BEGIN DATA
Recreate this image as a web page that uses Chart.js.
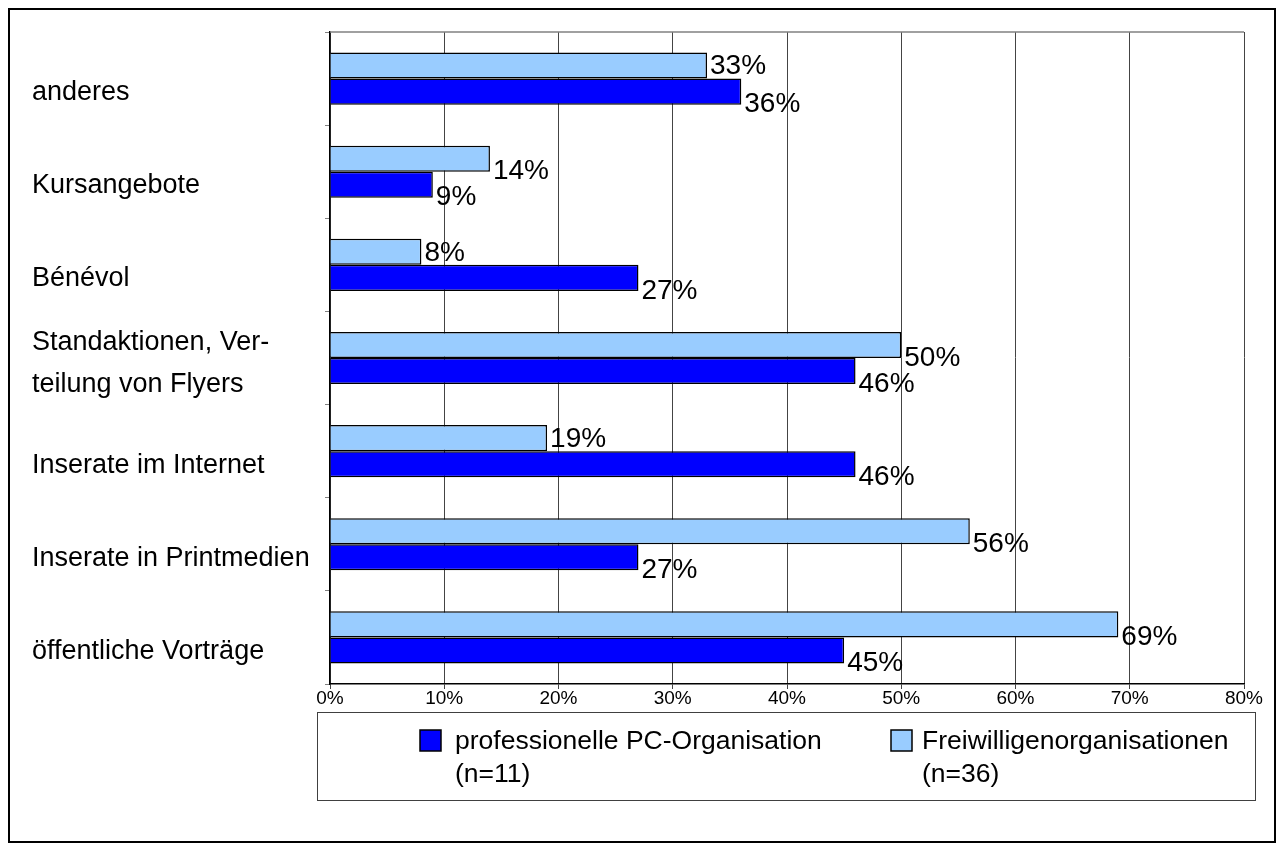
<!DOCTYPE html>
<html><head><meta charset="utf-8">
<script src="https://cdn.jsdelivr.net/npm/chart.js@4.4.1/dist/chart.umd.min.js"></script>
<style>html,body{margin:0;padding:0;background:#fff}canvas{display:block}</style>
</head><body>
<canvas id="c" width="1282" height="848"></canvas>
<script>
const categories = ['anderes','Kursangebote','Bénévol',['Standaktionen, Ver-','teilung von Flyers'],'Inserate im Internet','Inserate in Printmedien','öffentliche Vorträge'];
const freiwilligen = [33,14,8,50,19,56,69];
const professionelle = [36,9,27,46,46,27,45];
const tickValues = [0,10,20,30,40,50,60,70,80];
const seriesNames = ['Freiwilligenorganisationen','professionelle PC-Organisation'];
const seriesNotes = ['(n=36)','(n=11)'];
const FONT = "'Liberation Sans', Arial, sans-serif";
const LIGHT = '#99CCFF', DARK = '#0000FF';

const dataLabels = {
  id:'dataLabels',
  afterDatasetsDraw(chart){
    const ctx = chart.ctx;
    ctx.save();
    ctx.font = '28px ' + FONT;
    ctx.fillStyle = '#000';
    ctx.textAlign = 'left';
    ctx.textBaseline = 'middle';
    const metas = chart.data.datasets.map((d,i)=>chart.getDatasetMeta(i));
    chart.data.datasets.forEach((ds,di)=>{
      metas[di].data.forEach((bar,i)=>{
        const p = bar.getProps(['x','y','height'], true);
        const tx = p.x + 3;
        let ty = p.y + 13;
        const next = metas[di+1] ? metas[di+1].data[i] : null;
        if (next) {
          const nx = next.getProps(['x'], true).x;
          if (tx < nx) ty = p.y + 1;
        }
        ctx.fillText(ds.data[i] + '%', tx, ty);
      });
    });
    ctx.restore();
  }
};

const catLabels = {
  id:'catLabels',
  afterDraw(chart){
    const ctx = chart.ctx;
    const ys = chart.scales.y;
    ctx.save();
    ctx.font = '27px ' + FONT;
    ctx.fillStyle = '#000';
    ctx.textAlign = 'left';
    ctx.textBaseline = 'middle';
    chart.data.labels.forEach((lab,i)=>{
      const lines = Array.isArray(lab) ? lab : [lab];
      const n = lines.length;
      const c = ys.getPixelForValue(i) + 14 - (n-1)*8;
      lines.forEach((t,k)=>{
        ctx.fillText(t, 32, c + (k - (n-1)/2)*42);
      });
    });
    ctx.restore();
  }
};

const decor = {
  id:'decor',
  afterDraw(chart){
    const ctx = chart.ctx;
    const a = chart.chartArea;
    ctx.save();
    ctx.strokeStyle = '#808080';
    ctx.lineWidth = 1.5;
    ctx.beginPath(); ctx.moveTo(a.left, a.top); ctx.lineTo(a.right, a.top); ctx.stroke();
    ctx.strokeStyle = '#000';
    ctx.lineWidth = 2;
    ctx.strokeRect(9, 9, 1266, 833);
    ctx.strokeStyle = '#404040';
    ctx.lineWidth = 1;
    ctx.strokeRect(317.5, 712.5, 938, 88);
    const items = [
      {color: DARK, name: seriesNames[1], note: seriesNotes[1], x: 420, tx: 455},
      {color: LIGHT, name: seriesNames[0], note: seriesNotes[0], x: 891, tx: 922}
    ];
    ctx.font = '26.5px ' + FONT;
    ctx.textBaseline = 'middle';
    ctx.textAlign = 'left';
    items.forEach(it=>{
      ctx.fillStyle = it.color;
      ctx.fillRect(it.x, 730, 21, 21);
      ctx.strokeStyle = '#000';
      ctx.lineWidth = 1.5;
      ctx.strokeRect(it.x, 730, 21, 21);
      ctx.fillStyle = '#000';
      ctx.fillText(it.name, it.tx, 742);
      ctx.fillText(it.note, it.tx, 775);
    });
    ctx.restore();
  }
};

new Chart(document.getElementById('c').getContext('2d'), {
  type:'bar',
  data:{
    labels: categories,
    datasets:[
      {label: seriesNames[0], data: freiwilligen, backgroundColor: LIGHT, borderColor:'#000', borderWidth:1.5, categoryPercentage:0.56, barPercentage:1},
      {label: seriesNames[1], data: professionelle, backgroundColor: DARK, borderColor:'#000', borderWidth:1.5, categoryPercentage:0.56, barPercentage:1}
    ]
  },
  options:{
    indexAxis:'y',
    responsive:false,
    animation:false,
    layout:{padding:{left:32, right:38, top:32, bottom:0}},
    plugins:{legend:{display:false}, tooltip:{enabled:false}},
    scales:{
      x:{
        min:0, max:80,
        afterBuildTicks: s => { s.ticks = tickValues.map(v => ({value:v})); },
        ticks:{callback: v => v + '%', font:{family:FONT, size:19}, color:'#000', padding:-2, maxRotation:0, autoSkip:false},
        grid:{color:'#444', lineWidth:1, tickLength:5},
        border:{color:'#000', width:1.5},
        afterFit: s => { s.height = 164; }
      },
      y:{
        ticks:{display:false},
        grid:{drawOnChartArea:false, tickLength:5, color:'#808080', offset:true},
        border:{color:'#000', width:1.5},
        afterFit: s => { s.width = 298; }
      }
    }
  },
  plugins:[dataLabels, catLabels, decor]
});
</script>
</body></html>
END DATA
**GOAL OF THE EXERCISE:** Transcribe the whole listing exactly. Pictures stay out of your copy.

**THE ANSWER:**
Recreate this image as a web page that uses Chart.js.
<!DOCTYPE html>
<html><head><meta charset="utf-8">
<script src="https://cdn.jsdelivr.net/npm/chart.js@4.4.1/dist/chart.umd.min.js"></script>
<style>html,body{margin:0;padding:0;background:#fff}canvas{display:block}</style>
</head><body>
<canvas id="c" width="1282" height="848"></canvas>
<script>
const categories = ['anderes','Kursangebote','Bénévol',['Standaktionen, Ver-','teilung von Flyers'],'Inserate im Internet','Inserate in Printmedien','öffentliche Vorträge'];
const freiwilligen = [33,14,8,50,19,56,69];
const professionelle = [36,9,27,46,46,27,45];
const tickValues = [0,10,20,30,40,50,60,70,80];
const seriesNames = ['Freiwilligenorganisationen','professionelle PC-Organisation'];
const seriesNotes = ['(n=36)','(n=11)'];
const FONT = "'Liberation Sans', Arial, sans-serif";
const LIGHT = '#99CCFF', DARK = '#0000FF';

const dataLabels = {
  id:'dataLabels',
  afterDatasetsDraw(chart){
    const ctx = chart.ctx;
    ctx.save();
    ctx.font = '28px ' + FONT;
    ctx.fillStyle = '#000';
    ctx.textAlign = 'left';
    ctx.textBaseline = 'middle';
    const metas = chart.data.datasets.map((d,i)=>chart.getDatasetMeta(i));
    chart.data.datasets.forEach((ds,di)=>{
      metas[di].data.forEach((bar,i)=>{
        const p = bar.getProps(['x','y','height'], true);
        const tx = p.x + 3;
        let ty = p.y + 13;
        const next = metas[di+1] ? metas[di+1].data[i] : null;
        if (next) {
          const nx = next.getProps(['x'], true).x;
          if (tx < nx) ty = p.y + 1;
        }
        ctx.fillText(ds.data[i] + '%', tx, ty);
      });
    });
    ctx.restore();
  }
};

const catLabels = {
  id:'catLabels',
  afterDraw(chart){
    const ctx = chart.ctx;
    const ys = chart.scales.y;
    ctx.save();
    ctx.font = '27px ' + FONT;
    ctx.fillStyle = '#000';
    ctx.textAlign = 'left';
    ctx.textBaseline = 'middle';
    chart.data.labels.forEach((lab,i)=>{
      const lines = Array.isArray(lab) ? lab : [lab];
      const n = lines.length;
      const c = ys.getPixelForValue(i) + 14 - (n-1)*8;
      lines.forEach((t,k)=>{
        ctx.fillText(t, 32, c + (k - (n-1)/2)*42);
      });
    });
    ctx.restore();
  }
};

const decor = {
  id:'decor',
  afterDraw(chart){
    const ctx = chart.ctx;
    const a = chart.chartArea;
    ctx.save();
    ctx.strokeStyle = '#808080';
    ctx.lineWidth = 1.5;
    ctx.beginPath(); ctx.moveTo(a.left, a.top); ctx.lineTo(a.right, a.top); ctx.stroke();
    ctx.strokeStyle = '#000';
    ctx.lineWidth = 2;
    ctx.strokeRect(9, 9, 1266, 833);
    ctx.strokeStyle = '#404040';
    ctx.lineWidth = 1;
    ctx.strokeRect(317.5, 712.5, 938, 88);
    const items = [
      {color: DARK, name: seriesNames[1], note: seriesNotes[1], x: 420, tx: 455},
      {color: LIGHT, name: seriesNames[0], note: seriesNotes[0], x: 891, tx: 922}
    ];
    ctx.font = '26.5px ' + FONT;
    ctx.textBaseline = 'middle';
    ctx.textAlign = 'left';
    items.forEach(it=>{
      ctx.fillStyle = it.color;
      ctx.fillRect(it.x, 730, 21, 21);
      ctx.strokeStyle = '#000';
      ctx.lineWidth = 1.5;
      ctx.strokeRect(it.x, 730, 21, 21);
      ctx.fillStyle = '#000';
      ctx.fillText(it.name, it.tx, 742);
      ctx.fillText(it.note, it.tx, 775);
    });
    ctx.restore();
  }
};

new Chart(document.getElementById('c').getContext('2d'), {
  type:'bar',
  data:{
    labels: categories,
    datasets:[
      {label: seriesNames[0], data: freiwilligen, backgroundColor: LIGHT, borderColor:'#000', borderWidth:1.5, categoryPercentage:0.56, barPercentage:1},
      {label: seriesNames[1], data: professionelle, backgroundColor: DARK, borderColor:'#000', borderWidth:1.5, categoryPercentage:0.56, barPercentage:1}
    ]
  },
  options:{
    indexAxis:'y',
    responsive:false,
    animation:false,
    layout:{padding:{left:32, right:38, top:32, bottom:0}},
    plugins:{legend:{display:false}, tooltip:{enabled:false}},
    scales:{
      x:{
        min:0, max:80,
        afterBuildTicks: s => { s.ticks = tickValues.map(v => ({value:v})); },
        ticks:{callback: v => v + '%', font:{family:FONT, size:19}, color:'#000', padding:-2, maxRotation:0, autoSkip:false},
        grid:{color:'#444', lineWidth:1, tickLength:5},
        border:{color:'#000', width:1.5},
        afterFit: s => { s.height = 164; }
      },
      y:{
        ticks:{display:false},
        grid:{drawOnChartArea:false, tickLength:5, color:'#808080', offset:true},
        border:{color:'#000', width:1.5},
        afterFit: s => { s.width = 298; }
      }
    }
  },
  plugins:[dataLabels, catLabels, decor]
});
</script>
</body></html>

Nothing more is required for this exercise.